There isn’t much to write about “Get Out,” the new horror-thriller from writer-director Jordan Peele. Not that “Get Out” isn’t brilliant, it is and I am happy to write that. No, I just don’t want to spoil the myriad pleasures of “Get Out” by telling you too much about it. The film’s trailer gives away too much already, a full-scale review would likely only take away from what should be a surprising, shocking, funny and edgy ride that Jordan Peele has concocted.
“Get Out” stars newcomer Daniel Kaluuya as Chris, a TSA employee and budding photographer who is nervous about the upcoming weekend. Chris is headed to Connecticut to meet his girlfriend’s parents for the first time. This would-be nerve wracking for anyone but Chris has the extra edge of being a young black man who is dating a young white woman, Rose (“Girls” star Allison Williams), who hasn’t told her parents who is coming to dinner.
While Rose assures Chris that her parents won’t care about his ethnicity, Chris’s best friend Rod (Lil Rel Howery, stealing the whole movie) instructs his friend not to go. Putting aside Rod’s seemingly comical warning, Chris loves Rose and figures one weekend in Connecticut won’t kill him. Upon arriving the Armitage estate, Chris meets the parents, Dean (Bradley Whitford) and Missy (Catherine Keener), each extra awkward in their overly ingratiating, white liberal manner; Dean assures Chris he would have voted for Obama a third time.
Things quickly get weird however when Chris is introduced to the help, Georgina (Betty Gabriel) and Walter (Marcus Henderson). While Chris assumes that fellow black people will make him feel more comfortable, Georgina and Walter are anything but welcoming. In fact, something is quite menacing in their manner. They act and speak like aliens inhabiting the bodies of black people with nothing familiar about them.
I will stop with the plot description there as to avoid any potential spoilers. I can say however that the portrayals of Georgina and Walter are some of the most biting and universal satire we’ve seen in some time. Walter and Georgina implicate all of us from Chris to each member of the audience in the way we expect people to be one way. We expect Georgina and Walter to have familiar, stereotypical traits. We may not know what those traits are specifically but each of us has a model for Georgina and Walter to live into and it is disturbing when they don’t live into it, for us and for Chris.
White liberal guilt is in for quite a workout in “Get Out” as the film takes a few sharps stabs at the way in which those who don’t consider themselves racist pat ourselves on the backs for the ways we aren’t racist. Newsflash, you are not supposed to be a racist. You don’t get a cookie simply for being better than those who would commit hate crimes. “Get Out” is a perfect jab right to the consciousness of the complacent masses who believe simply having elected a black President has made this a post-racial society.

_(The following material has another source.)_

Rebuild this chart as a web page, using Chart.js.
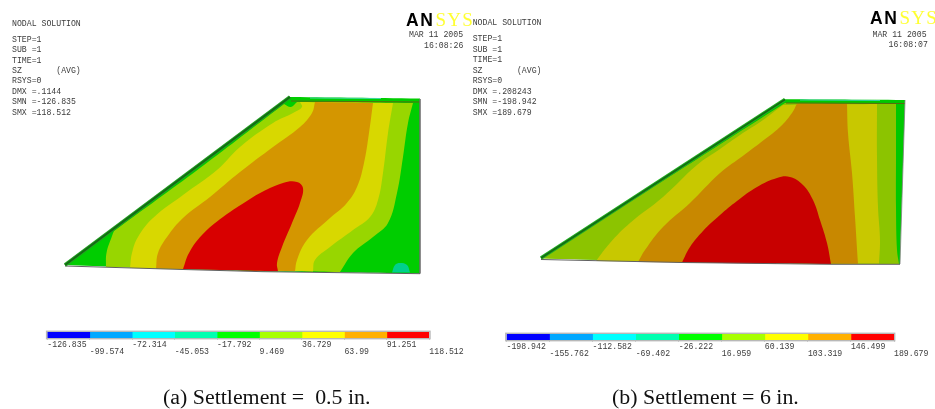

Don’t be mistaken however, the politics are much subtler and implied in “Get Out” than in the outward example I am giving you here. “Get Out” is first and foremost a horror thriller that uses race as a catalyst. Jordan Peele has said in interviews that he simply wanted to make a movie he’d never seen before and he’s certainly created something original. “Get Out” has horror beats and even a touch of science fiction, often the best genres for subtle satire, but it’s also brilliantly funny, channeling the incredibly sharp wit of its creator.
Again, I don’t want to give anything away about “Get Out.” With that said, I would be remiss if I didn’t tell you that Lil Rel Howery steals this whole movie. Howery, a stand-up comedian by trade, is put in place as comic relief but just wait, Peele fills out this character in ways that the Coen Brothers might appreciate. Watching Howery I was reminded, in a rather obscure way, of John Goodman’s Walter in “The Big Lebowski.” You will need to see the movie to understand why I say that and probably need to be a huge Coen Brothers fan as well, nevertheless, Howery deserves the praise of the comparison.
“Get Out” ranks next to “Split” as one of the best movies I have seen in the last 12 months. That each has arrived so early in 2017 is a wonder, we usually aren’t this well spoiled early in the year. Usually, the first two months of any year Hollywood clears the shelves of the dreck they are contractually obligated to release. Does this mean 2017 will be better than any other year? No, but at the very least we have two early masterworks to enjoy for the rest of the year.